As shown in the featured image above, the modeled system requires automated, price-responsive device controls, a price-flexibility curve set by each consumer, a service provider that aggregates those consumer choices, and a price-discovery mechanism that determines the price at which the grid objective is achieved. That price is then sent to the device controls, to achieve the grid objective, explained Hayden Reeve, senior technical advisor at PNNL, in a webinar. The modeling used both day-ahead and real-time wholesale energy prices.

The real-time pricing scheme modeled by researchers involved four price elements: the wholesale locational marginal price of electricity, a congestion cost, a distribution cost, and a fixed meter charge. The congestion cost was not modeled as revenue to utilities, but was distributed back to customers.

The modeled scenarios involved two separate deployments of distributed energy resources: flexible loads (HVAC units and residential water heaters) and behind-the-meter batteries. Each type of deployment was evaluated under a business-as-usual case, a moderate renewable generation scenario, and a future higher-renewables scenario that included the deployment of rooftop solar and electric vehicles.
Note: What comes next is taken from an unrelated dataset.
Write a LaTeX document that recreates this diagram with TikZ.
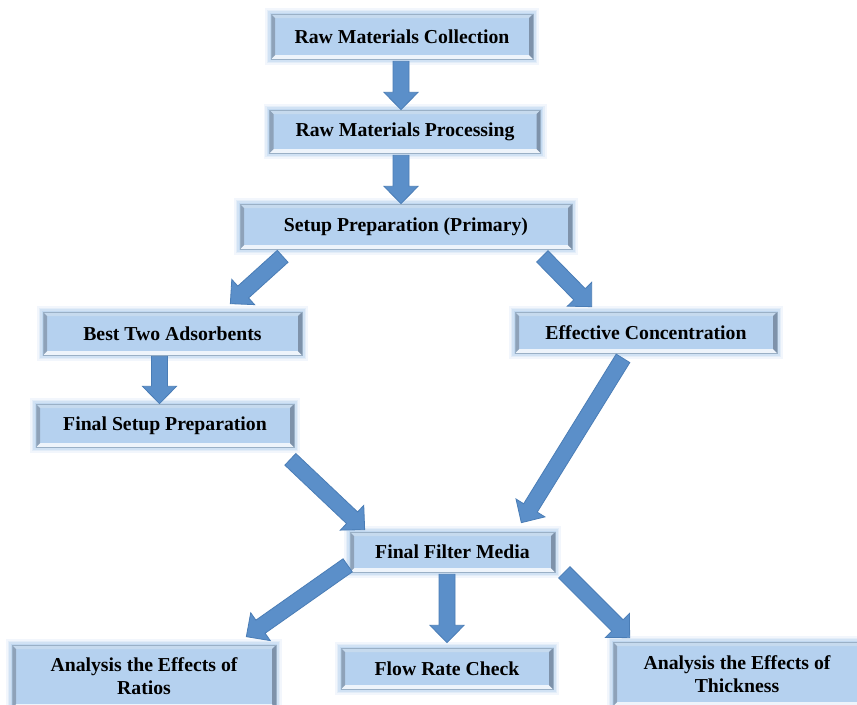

Although ERCOT does not have a capacity market, the researchers modeled a system with a capacity market, in order to represent the entire United StatesMaine where capacity markets are widespread.

Texas has outlawed retail rates indexed to wholesale prices, following surging wholesale prices during the Texas freeze, noted Reeve, during a presentation on the study at a conference organized by IEEE, the global society of engineers. Reeve questioned the state’s use of “a five-minute economic signal to guide multi-decade investments,” and suggested that end users should be protected by capping price signals. “Beyond that, there’s open space in terms of what is the right economic signal to make these multi-decade investment strategies worthwhile to people.”